| To do |
Once the pictures are set aside, transcribe the remaining data exactly.

| Dataset section |
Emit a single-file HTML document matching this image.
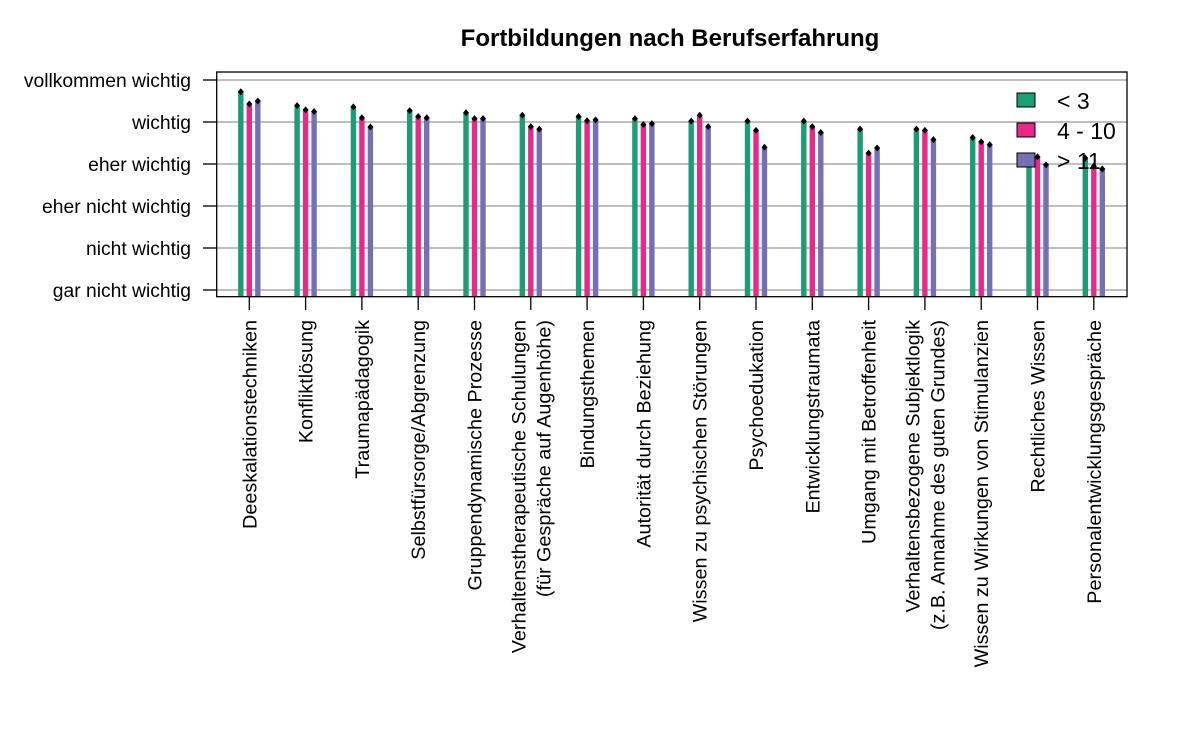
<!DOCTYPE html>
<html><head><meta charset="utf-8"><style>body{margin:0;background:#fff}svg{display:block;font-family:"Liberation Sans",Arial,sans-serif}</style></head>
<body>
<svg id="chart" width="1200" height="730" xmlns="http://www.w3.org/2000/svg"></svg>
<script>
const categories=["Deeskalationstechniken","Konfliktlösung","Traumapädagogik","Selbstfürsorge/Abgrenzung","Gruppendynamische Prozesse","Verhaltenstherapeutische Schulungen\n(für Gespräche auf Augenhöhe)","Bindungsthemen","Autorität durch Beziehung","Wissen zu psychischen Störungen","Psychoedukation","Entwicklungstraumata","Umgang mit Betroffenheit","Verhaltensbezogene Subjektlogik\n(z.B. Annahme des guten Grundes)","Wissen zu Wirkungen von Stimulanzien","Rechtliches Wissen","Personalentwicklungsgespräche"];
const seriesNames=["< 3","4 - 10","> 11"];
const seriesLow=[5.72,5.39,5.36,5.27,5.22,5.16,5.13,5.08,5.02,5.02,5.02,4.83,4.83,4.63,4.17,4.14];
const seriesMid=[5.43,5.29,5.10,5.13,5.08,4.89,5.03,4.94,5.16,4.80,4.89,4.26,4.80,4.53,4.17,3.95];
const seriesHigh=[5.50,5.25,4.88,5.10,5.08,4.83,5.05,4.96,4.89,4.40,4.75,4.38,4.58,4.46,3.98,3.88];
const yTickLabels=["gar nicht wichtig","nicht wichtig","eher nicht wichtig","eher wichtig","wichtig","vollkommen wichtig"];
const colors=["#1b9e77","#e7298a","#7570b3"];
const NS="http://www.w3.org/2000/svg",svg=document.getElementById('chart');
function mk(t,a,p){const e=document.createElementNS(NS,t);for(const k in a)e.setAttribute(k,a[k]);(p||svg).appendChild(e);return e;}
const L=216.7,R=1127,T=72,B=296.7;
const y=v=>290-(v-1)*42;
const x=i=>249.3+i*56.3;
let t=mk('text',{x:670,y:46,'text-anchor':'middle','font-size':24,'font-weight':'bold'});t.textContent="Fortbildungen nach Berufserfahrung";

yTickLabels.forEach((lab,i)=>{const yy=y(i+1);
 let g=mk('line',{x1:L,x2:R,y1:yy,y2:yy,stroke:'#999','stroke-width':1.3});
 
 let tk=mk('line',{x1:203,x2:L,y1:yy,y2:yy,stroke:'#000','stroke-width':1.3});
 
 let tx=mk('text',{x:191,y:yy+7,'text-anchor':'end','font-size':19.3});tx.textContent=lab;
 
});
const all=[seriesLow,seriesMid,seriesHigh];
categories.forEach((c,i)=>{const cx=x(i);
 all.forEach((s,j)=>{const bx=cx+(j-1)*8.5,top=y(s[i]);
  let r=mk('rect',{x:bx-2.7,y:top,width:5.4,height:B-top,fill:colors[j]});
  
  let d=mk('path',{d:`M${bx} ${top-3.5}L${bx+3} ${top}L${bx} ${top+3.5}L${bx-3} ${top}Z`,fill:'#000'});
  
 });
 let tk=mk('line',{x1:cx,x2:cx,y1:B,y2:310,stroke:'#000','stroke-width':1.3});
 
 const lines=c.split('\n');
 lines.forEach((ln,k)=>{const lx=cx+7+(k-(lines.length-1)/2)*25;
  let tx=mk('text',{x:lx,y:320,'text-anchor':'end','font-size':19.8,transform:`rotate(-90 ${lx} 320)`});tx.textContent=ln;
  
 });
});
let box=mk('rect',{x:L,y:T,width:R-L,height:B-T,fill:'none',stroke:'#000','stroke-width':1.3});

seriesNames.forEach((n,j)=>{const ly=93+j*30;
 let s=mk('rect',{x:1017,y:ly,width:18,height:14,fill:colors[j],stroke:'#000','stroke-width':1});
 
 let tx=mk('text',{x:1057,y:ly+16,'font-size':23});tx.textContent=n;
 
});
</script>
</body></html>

| Problem solution |
Emit a single-file HTML document matching this image.
<!DOCTYPE html>
<html><head><meta charset="utf-8"><style>body{margin:0;background:#fff}svg{display:block;font-family:"Liberation Sans",Arial,sans-serif}</style></head>
<body>
<svg id="chart" width="1200" height="730" xmlns="http://www.w3.org/2000/svg"></svg>
<script>
const categories=["Deeskalationstechniken","Konfliktlösung","Traumapädagogik","Selbstfürsorge/Abgrenzung","Gruppendynamische Prozesse","Verhaltenstherapeutische Schulungen\n(für Gespräche auf Augenhöhe)","Bindungsthemen","Autorität durch Beziehung","Wissen zu psychischen Störungen","Psychoedukation","Entwicklungstraumata","Umgang mit Betroffenheit","Verhaltensbezogene Subjektlogik\n(z.B. Annahme des guten Grundes)","Wissen zu Wirkungen von Stimulanzien","Rechtliches Wissen","Personalentwicklungsgespräche"];
const seriesNames=["< 3","4 - 10","> 11"];
const seriesLow=[5.72,5.39,5.36,5.27,5.22,5.16,5.13,5.08,5.02,5.02,5.02,4.83,4.83,4.63,4.17,4.14];
const seriesMid=[5.43,5.29,5.10,5.13,5.08,4.89,5.03,4.94,5.16,4.80,4.89,4.26,4.80,4.53,4.17,3.95];
const seriesHigh=[5.50,5.25,4.88,5.10,5.08,4.83,5.05,4.96,4.89,4.40,4.75,4.38,4.58,4.46,3.98,3.88];
const yTickLabels=["gar nicht wichtig","nicht wichtig","eher nicht wichtig","eher wichtig","wichtig","vollkommen wichtig"];
const colors=["#1b9e77","#e7298a","#7570b3"];
const NS="http://www.w3.org/2000/svg",svg=document.getElementById('chart');
function mk(t,a,p){const e=document.createElementNS(NS,t);for(const k in a)e.setAttribute(k,a[k]);(p||svg).appendChild(e);return e;}
const L=216.7,R=1127,T=72,B=296.7;
const y=v=>290-(v-1)*42;
const x=i=>249.3+i*56.3;
let t=mk('text',{x:670,y:46,'text-anchor':'middle','font-size':24,'font-weight':'bold'});t.textContent="Fortbildungen nach Berufserfahrung";

yTickLabels.forEach((lab,i)=>{const yy=y(i+1);
 let g=mk('line',{x1:L,x2:R,y1:yy,y2:yy,stroke:'#999','stroke-width':1.3});
 
 let tk=mk('line',{x1:203,x2:L,y1:yy,y2:yy,stroke:'#000','stroke-width':1.3});
 
 let tx=mk('text',{x:191,y:yy+7,'text-anchor':'end','font-size':19.3});tx.textContent=lab;
 
});
const all=[seriesLow,seriesMid,seriesHigh];
categories.forEach((c,i)=>{const cx=x(i);
 all.forEach((s,j)=>{const bx=cx+(j-1)*8.5,top=y(s[i]);
  let r=mk('rect',{x:bx-2.7,y:top,width:5.4,height:B-top,fill:colors[j]});
  
  let d=mk('path',{d:`M${bx} ${top-3.5}L${bx+3} ${top}L${bx} ${top+3.5}L${bx-3} ${top}Z`,fill:'#000'});
  
 });
 let tk=mk('line',{x1:cx,x2:cx,y1:B,y2:310,stroke:'#000','stroke-width':1.3});
 
 const lines=c.split('\n');
 lines.forEach((ln,k)=>{const lx=cx+7+(k-(lines.length-1)/2)*25;
  let tx=mk('text',{x:lx,y:320,'text-anchor':'end','font-size':19.8,transform:`rotate(-90 ${lx} 320)`});tx.textContent=ln;
  
 });
});
let box=mk('rect',{x:L,y:T,width:R-L,height:B-T,fill:'none',stroke:'#000','stroke-width':1.3});

seriesNames.forEach((n,j)=>{const ly=93+j*30;
 let s=mk('rect',{x:1017,y:ly,width:18,height:14,fill:colors[j],stroke:'#000','stroke-width':1});
 
 let tx=mk('text',{x:1057,y:ly+16,'font-size':23});tx.textContent=n;
 
});
</script>
</body></html>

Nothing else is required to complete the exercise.